§ **DATASET ENTRIES**
● ● ● ● ●

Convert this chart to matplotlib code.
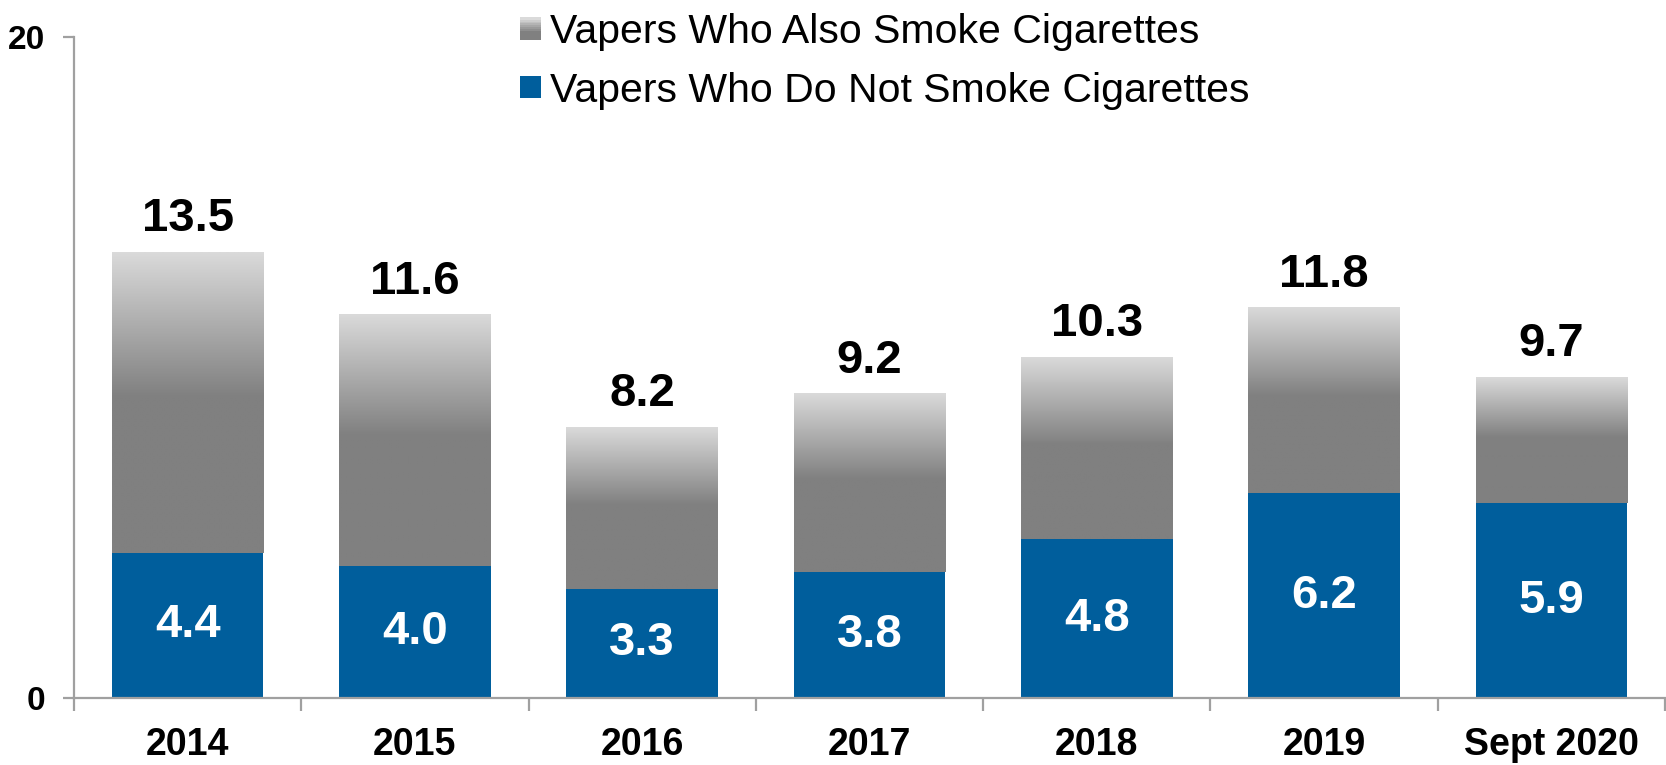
import numpy as np
import matplotlib
matplotlib.use("Agg")
import matplotlib.pyplot as plt
from matplotlib.patches import Rectangle
from matplotlib.legend_handler import HandlerBase
from matplotlib.colors import LinearSegmentedColormap

categories = ["2014", "2015", "2016", "2017", "2018", "2019", "Sept 2020"]
non_smokers = [4.4, 4.0, 3.3, 3.8, 4.8, 6.2, 5.9]
totals = [13.5, 11.6, 8.2, 9.2, 10.3, 11.8, 9.7]
dual_users = [round(t - n, 1) for t, n in zip(totals, non_smokers)]
y_ticks = [0, 20]
legend_labels = ["Vapers Who Also Smoke Cigarettes", "Vapers Who Do Not Smoke Cigarettes"]

BLUE = "#005E9C"
GRAY_DARK = "#808080"
GRAY_LIGHT = "#DADADA"
AXIS_GRAY = "#A0A0A0"

plt.rcParams["font.family"] = ["Liberation Sans", "DejaVu Sans"]

fig = plt.figure(figsize=(16.66, 7.65), dpi=100)
ax = fig.add_axes([74 / 1666, 67 / 765, (1665 - 74) / 1666, (698 - 37) / 765])

x = np.arange(len(categories))
width = 0.667
blue_bars = ax.bar(x, non_smokers, width=width, color=BLUE, zorder=3)
gray_bars = ax.bar(x, dual_users, width=width, bottom=non_smokers, color="none", zorder=3)

# cmap: 0 -> light (top), 1 -> dark
cmap = LinearSegmentedColormap.from_list(
    "g", [(0.0, GRAY_LIGHT), (0.48, GRAY_DARK), (1.0, GRAY_DARK)])
grad = np.linspace(0, 1, 256).reshape(-1, 1)  # row 0 = top when origin='upper'
for p in gray_bars.patches:
    x0, y0, w, h = p.get_x(), p.get_y(), p.get_width(), p.get_height()
    ax.imshow(grad, cmap=cmap, vmin=0, vmax=1, extent=[x0, x0 + w, y0, y0 + h],
              aspect="auto", origin="upper", zorder=2.5, interpolation="bilinear")

ax.set_xlim(-0.5, len(categories) - 0.5)
ax.set_ylim(0, 20)

# value labels
for p, v in zip(blue_bars.patches, non_smokers):
    ax.text(p.get_x() + p.get_width() / 2, v / 2, f"{v:.1f}", ha="center", va="center",
            color="white", fontsize=34, fontweight="bold", zorder=5)
for p, t in zip(gray_bars.patches, totals):
    ax.annotate(f"{t:.1f}", (p.get_x() + p.get_width() / 2, t), xytext=(0, 8),
                textcoords="offset points", ha="center", va="bottom",
                fontsize=34, fontweight="bold", color="black", zorder=5)

# axes styling
for s in ["top", "right"]:
    ax.spines[s].set_visible(False)
for s in ["left", "bottom"]:
    ax.spines[s].set_color(AXIS_GRAY)
    ax.spines[s].set_linewidth(1.6)
    ax.spines[s].set_zorder(4)

ax.set_yticks(y_ticks)
ax.set_yticklabels([str(v) for v in y_ticks], fontsize=24, fontweight="bold")
ax.tick_params(axis="y", length=8, width=1.6, color=AXIS_GRAY, pad=13)

ax.set_xticks(x)
ax.set_xticklabels(categories, fontsize=27, fontweight="bold")
ax.tick_params(axis="x", which="major", length=0, pad=21)
ax.set_xticks(np.arange(-0.5, len(categories)), minor=True)
ax.tick_params(axis="x", which="minor", length=9, width=1.6, color=AXIS_GRAY)


class GradientHandler(HandlerBase):
    def create_artists(self, legend, orig_handle, xdescent, ydescent, width, height,
                       fontsize, trans):
        arts = []
        n = 12
        for i in range(n):
            frac = i / (n - 1)  # 0 bottom -> 1 top
            arts.append(Rectangle((-xdescent, -ydescent + height * i / n), width,
                                  height / n + 0.4, facecolor=cmap((1 - frac) * 0.75),
                                  edgecolor="none", transform=trans))
        return arts


class SquareHandler(HandlerBase):
    def create_artists(self, legend, orig_handle, xdescent, ydescent, width, height,
                       fontsize, trans):
        return [Rectangle((-xdescent, -ydescent), width, height, facecolor=BLUE,
                          edgecolor="none", transform=trans)]


h_gray = Rectangle((0, 0), 1, 1)
h_blue = Rectangle((0, 0), 1, 1)
leg = fig.legend([h_gray, h_blue], legend_labels,
                 handler_map={h_gray: GradientHandler(), h_blue: SquareHandler()},
                 loc="upper left", bbox_to_anchor=(500 / 1666, 772 / 765), frameon=False,
                 borderpad=0, fontsize=29.5, handlelength=0.5, handleheight=0.45,
                 handletextpad=0.22, labelspacing=0.5)

fig.savefig("out.png", dpi=100, facecolor="white")
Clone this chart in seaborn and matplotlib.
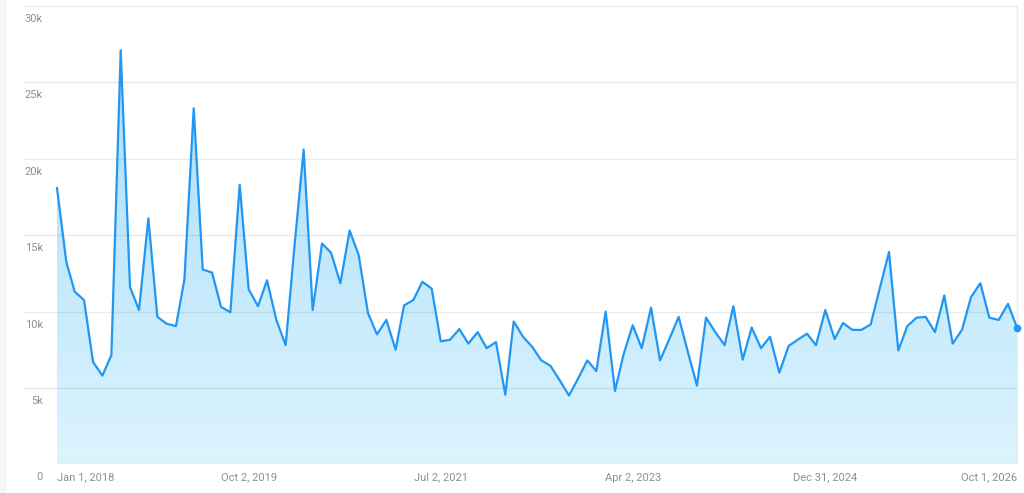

● ● ● ● ●

§ **DIRECTIVE**
Identify the lines above with the word "this". Copy them.

§ **ANSWER FOR THE TASK**
Convert this chart to matplotlib code.
Clone this chart in seaborn and matplotlib.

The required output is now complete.